Repeat exactly the lines from the one containing "Clone this chart in matplotlib." through the one containing "v2024 = [-4.8, 0.8, 1.7, 0.5]", both lines included, please, without any other lines.

☆ ☆ ☆ ☆ ☆

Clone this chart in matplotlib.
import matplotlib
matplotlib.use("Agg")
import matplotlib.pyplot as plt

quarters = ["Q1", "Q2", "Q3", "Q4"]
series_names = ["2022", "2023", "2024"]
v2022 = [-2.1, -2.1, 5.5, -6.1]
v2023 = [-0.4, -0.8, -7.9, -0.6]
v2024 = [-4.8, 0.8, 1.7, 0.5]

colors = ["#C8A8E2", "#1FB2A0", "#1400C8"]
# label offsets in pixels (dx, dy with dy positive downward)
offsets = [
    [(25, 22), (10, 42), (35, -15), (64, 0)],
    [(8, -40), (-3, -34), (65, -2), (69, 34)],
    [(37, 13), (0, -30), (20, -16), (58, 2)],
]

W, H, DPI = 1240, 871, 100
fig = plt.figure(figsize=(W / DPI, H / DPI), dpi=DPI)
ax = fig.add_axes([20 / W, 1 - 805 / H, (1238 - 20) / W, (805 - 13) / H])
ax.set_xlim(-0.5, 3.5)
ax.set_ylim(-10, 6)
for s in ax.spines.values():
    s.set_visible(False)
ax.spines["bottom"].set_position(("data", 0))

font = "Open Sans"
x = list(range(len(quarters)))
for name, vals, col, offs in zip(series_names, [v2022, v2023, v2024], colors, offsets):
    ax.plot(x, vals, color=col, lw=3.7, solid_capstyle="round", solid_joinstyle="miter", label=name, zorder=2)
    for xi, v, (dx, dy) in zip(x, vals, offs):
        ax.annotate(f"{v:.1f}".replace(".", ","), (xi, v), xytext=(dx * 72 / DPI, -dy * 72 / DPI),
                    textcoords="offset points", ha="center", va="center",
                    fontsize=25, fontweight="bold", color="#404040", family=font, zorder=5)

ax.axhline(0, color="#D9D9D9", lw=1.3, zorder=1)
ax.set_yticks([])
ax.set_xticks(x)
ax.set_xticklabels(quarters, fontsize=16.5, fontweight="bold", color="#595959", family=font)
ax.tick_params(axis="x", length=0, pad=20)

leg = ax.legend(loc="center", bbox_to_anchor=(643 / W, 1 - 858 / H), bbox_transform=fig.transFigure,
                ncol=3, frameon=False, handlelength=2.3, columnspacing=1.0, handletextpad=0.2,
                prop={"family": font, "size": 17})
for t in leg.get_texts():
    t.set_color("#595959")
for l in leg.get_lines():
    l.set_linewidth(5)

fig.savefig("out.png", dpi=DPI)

☆ ☆ ☆ ☆ ☆

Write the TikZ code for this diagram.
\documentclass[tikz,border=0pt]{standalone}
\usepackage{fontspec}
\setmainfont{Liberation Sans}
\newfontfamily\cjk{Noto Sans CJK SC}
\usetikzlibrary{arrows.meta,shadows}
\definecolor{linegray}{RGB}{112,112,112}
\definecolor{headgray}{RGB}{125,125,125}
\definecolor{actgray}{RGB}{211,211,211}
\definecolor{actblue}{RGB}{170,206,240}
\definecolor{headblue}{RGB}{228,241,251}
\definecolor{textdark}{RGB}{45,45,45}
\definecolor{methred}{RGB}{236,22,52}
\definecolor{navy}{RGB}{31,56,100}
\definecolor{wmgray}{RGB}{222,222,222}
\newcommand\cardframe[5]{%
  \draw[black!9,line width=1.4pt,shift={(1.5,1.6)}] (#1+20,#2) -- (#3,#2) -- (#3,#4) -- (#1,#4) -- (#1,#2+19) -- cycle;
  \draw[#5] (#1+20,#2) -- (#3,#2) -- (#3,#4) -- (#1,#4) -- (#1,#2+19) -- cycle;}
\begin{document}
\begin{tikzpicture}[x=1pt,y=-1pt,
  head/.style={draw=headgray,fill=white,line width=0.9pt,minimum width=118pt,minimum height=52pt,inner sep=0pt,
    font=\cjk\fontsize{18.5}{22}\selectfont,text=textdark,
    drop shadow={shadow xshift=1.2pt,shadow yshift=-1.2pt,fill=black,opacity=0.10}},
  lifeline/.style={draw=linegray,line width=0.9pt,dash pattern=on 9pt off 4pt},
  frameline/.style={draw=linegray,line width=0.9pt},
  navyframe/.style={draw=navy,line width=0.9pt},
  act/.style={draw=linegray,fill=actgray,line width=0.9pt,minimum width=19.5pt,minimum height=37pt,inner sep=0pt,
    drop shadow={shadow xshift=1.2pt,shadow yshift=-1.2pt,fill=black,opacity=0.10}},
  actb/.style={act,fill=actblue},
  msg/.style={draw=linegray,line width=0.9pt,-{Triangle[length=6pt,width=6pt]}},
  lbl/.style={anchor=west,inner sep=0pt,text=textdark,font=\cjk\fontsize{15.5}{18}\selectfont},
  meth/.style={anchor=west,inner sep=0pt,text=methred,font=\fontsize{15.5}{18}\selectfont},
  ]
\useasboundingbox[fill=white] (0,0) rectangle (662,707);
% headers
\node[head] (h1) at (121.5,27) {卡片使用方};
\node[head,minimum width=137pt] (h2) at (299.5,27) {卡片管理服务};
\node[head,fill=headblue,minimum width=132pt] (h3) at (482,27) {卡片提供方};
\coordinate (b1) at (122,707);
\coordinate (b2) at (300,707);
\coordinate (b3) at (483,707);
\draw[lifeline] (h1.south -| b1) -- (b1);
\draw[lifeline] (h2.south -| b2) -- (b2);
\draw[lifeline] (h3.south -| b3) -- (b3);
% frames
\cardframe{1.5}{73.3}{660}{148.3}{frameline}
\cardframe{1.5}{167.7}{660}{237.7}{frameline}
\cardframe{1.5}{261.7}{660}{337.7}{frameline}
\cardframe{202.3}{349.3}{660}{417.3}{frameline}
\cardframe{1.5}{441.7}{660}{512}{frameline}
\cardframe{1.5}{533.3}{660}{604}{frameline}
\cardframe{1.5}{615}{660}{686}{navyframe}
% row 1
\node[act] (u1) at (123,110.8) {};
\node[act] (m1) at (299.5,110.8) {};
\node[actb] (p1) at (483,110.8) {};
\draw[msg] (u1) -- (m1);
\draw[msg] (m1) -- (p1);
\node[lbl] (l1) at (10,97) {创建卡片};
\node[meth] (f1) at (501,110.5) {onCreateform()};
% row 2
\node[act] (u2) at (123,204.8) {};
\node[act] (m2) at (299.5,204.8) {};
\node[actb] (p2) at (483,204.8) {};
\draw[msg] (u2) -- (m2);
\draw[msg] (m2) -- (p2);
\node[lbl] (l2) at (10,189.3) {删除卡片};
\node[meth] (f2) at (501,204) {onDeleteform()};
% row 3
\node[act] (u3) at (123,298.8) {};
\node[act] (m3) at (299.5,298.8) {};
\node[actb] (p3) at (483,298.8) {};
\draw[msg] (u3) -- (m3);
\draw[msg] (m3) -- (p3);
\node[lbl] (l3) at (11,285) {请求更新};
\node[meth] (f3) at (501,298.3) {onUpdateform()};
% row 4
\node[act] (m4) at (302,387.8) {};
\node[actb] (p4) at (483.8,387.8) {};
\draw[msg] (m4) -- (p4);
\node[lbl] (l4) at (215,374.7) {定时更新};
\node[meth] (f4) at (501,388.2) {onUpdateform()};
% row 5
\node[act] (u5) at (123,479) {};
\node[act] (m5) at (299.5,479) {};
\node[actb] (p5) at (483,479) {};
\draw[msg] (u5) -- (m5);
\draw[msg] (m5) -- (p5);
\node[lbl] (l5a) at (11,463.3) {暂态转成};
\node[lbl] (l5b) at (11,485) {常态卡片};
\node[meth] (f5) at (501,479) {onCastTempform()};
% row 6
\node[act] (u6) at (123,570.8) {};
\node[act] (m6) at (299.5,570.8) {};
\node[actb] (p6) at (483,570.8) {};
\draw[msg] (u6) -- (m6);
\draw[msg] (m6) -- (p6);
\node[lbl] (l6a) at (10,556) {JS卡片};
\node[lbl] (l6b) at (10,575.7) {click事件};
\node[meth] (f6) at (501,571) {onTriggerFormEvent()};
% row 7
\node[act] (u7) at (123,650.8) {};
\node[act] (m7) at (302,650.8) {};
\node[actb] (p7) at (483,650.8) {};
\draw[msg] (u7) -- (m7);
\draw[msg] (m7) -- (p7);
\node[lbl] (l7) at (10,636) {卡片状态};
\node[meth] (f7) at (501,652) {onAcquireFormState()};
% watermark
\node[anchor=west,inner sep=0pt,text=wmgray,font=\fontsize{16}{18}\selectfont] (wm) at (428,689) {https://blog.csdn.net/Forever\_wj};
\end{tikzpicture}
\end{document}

☆ ☆ ☆ ☆ ☆

> Complete output
Clone this chart in matplotlib.
import matplotlib
matplotlib.use("Agg")
import matplotlib.pyplot as plt

quarters = ["Q1", "Q2", "Q3", "Q4"]
series_names = ["2022", "2023", "2024"]
v2022 = [-2.1, -2.1, 5.5, -6.1]
v2023 = [-0.4, -0.8, -7.9, -0.6]
v2024 = [-4.8, 0.8, 1.7, 0.5]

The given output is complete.